> _Problem to work on_: Up to and including the line with "0.37, 4.48, 6.34]", write out the listing from its first line, minus the pictures.

##############################

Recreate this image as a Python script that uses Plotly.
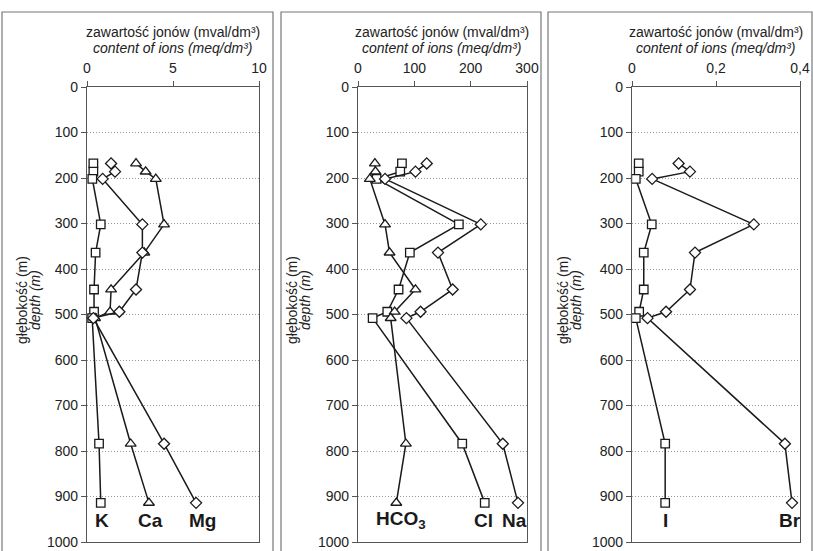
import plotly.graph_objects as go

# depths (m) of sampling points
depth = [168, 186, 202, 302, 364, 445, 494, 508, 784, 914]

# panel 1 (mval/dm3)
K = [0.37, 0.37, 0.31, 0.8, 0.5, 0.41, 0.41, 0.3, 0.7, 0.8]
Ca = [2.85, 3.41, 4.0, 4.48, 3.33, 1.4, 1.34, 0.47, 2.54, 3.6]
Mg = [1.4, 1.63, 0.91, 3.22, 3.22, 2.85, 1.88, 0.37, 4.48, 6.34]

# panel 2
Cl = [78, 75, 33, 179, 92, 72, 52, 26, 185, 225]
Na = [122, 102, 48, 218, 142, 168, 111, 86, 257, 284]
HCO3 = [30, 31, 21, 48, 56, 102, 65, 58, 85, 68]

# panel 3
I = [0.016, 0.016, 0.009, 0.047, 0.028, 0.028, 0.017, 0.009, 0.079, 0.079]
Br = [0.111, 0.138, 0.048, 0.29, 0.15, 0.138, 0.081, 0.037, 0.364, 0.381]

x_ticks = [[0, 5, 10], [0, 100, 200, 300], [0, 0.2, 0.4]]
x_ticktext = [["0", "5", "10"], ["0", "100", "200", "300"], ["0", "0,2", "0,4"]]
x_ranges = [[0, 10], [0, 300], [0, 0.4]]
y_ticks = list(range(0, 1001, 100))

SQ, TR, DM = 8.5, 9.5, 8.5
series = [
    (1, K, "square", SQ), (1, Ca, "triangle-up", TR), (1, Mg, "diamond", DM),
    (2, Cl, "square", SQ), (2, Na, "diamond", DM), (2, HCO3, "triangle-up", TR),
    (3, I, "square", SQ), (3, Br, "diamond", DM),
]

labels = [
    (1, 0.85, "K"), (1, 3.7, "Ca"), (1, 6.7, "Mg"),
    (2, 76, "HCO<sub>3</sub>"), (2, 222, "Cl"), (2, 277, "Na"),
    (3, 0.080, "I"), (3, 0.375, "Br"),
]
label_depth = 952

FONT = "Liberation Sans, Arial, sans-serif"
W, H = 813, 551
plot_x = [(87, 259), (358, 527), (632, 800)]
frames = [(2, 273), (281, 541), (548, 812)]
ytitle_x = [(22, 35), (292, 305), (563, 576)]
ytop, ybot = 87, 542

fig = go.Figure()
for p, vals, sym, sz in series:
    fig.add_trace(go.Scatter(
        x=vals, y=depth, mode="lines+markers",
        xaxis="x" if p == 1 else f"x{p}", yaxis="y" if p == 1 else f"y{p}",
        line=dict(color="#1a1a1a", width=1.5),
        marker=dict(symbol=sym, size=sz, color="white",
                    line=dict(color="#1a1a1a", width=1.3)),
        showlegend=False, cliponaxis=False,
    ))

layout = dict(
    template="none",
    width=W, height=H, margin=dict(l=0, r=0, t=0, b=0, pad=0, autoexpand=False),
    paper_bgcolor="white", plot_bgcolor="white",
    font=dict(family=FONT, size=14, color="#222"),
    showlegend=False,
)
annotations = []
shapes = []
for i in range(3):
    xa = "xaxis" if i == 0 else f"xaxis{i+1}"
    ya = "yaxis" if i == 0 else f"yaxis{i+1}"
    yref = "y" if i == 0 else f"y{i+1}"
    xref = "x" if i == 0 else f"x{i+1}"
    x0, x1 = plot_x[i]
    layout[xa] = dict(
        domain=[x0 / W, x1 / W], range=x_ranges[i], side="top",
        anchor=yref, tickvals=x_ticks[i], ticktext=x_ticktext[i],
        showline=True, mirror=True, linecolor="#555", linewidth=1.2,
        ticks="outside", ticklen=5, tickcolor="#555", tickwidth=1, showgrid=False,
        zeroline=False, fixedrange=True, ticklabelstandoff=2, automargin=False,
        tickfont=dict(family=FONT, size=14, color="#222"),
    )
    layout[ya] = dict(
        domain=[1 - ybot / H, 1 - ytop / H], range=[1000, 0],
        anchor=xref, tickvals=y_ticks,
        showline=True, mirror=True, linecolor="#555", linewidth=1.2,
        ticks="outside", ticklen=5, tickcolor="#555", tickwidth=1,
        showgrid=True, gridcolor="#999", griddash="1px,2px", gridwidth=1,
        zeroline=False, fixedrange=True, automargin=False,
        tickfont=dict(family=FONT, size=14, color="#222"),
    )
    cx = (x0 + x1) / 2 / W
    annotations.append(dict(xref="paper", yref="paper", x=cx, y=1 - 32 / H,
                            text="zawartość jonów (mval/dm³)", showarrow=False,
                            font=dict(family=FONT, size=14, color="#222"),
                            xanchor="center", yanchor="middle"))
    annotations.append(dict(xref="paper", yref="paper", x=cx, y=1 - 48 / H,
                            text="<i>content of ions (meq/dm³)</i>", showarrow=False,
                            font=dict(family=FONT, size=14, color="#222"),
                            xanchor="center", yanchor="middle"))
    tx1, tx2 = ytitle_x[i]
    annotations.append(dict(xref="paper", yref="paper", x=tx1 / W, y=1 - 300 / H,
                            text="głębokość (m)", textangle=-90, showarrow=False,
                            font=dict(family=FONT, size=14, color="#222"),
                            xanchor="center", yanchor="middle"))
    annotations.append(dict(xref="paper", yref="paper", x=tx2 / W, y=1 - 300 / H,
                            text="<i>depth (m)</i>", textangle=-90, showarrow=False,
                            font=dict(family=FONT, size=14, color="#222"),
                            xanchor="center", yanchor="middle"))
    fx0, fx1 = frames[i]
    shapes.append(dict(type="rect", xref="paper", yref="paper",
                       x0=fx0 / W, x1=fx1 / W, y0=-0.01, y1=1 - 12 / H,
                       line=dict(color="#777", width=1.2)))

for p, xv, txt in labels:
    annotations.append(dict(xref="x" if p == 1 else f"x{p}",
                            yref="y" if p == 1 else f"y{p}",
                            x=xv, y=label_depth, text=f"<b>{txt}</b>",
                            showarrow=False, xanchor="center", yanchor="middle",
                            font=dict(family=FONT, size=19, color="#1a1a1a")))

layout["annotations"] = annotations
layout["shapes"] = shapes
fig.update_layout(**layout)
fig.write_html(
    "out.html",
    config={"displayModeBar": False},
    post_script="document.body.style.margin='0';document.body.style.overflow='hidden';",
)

##############################

> _Exercise output_:
Recreate this image as a Python script that uses Plotly.
import plotly.graph_objects as go

# depths (m) of sampling points
depth = [168, 186, 202, 302, 364, 445, 494, 508, 784, 914]

# panel 1 (mval/dm3)
K = [0.37, 0.37, 0.31, 0.8, 0.5, 0.41, 0.41, 0.3, 0.7, 0.8]
Ca = [2.85, 3.41, 4.0, 4.48, 3.33, 1.4, 1.34, 0.47, 2.54, 3.6]
Mg = [1.4, 1.63, 0.91, 3.22, 3.22, 2.85, 1.88, 0.37, 4.48, 6.34]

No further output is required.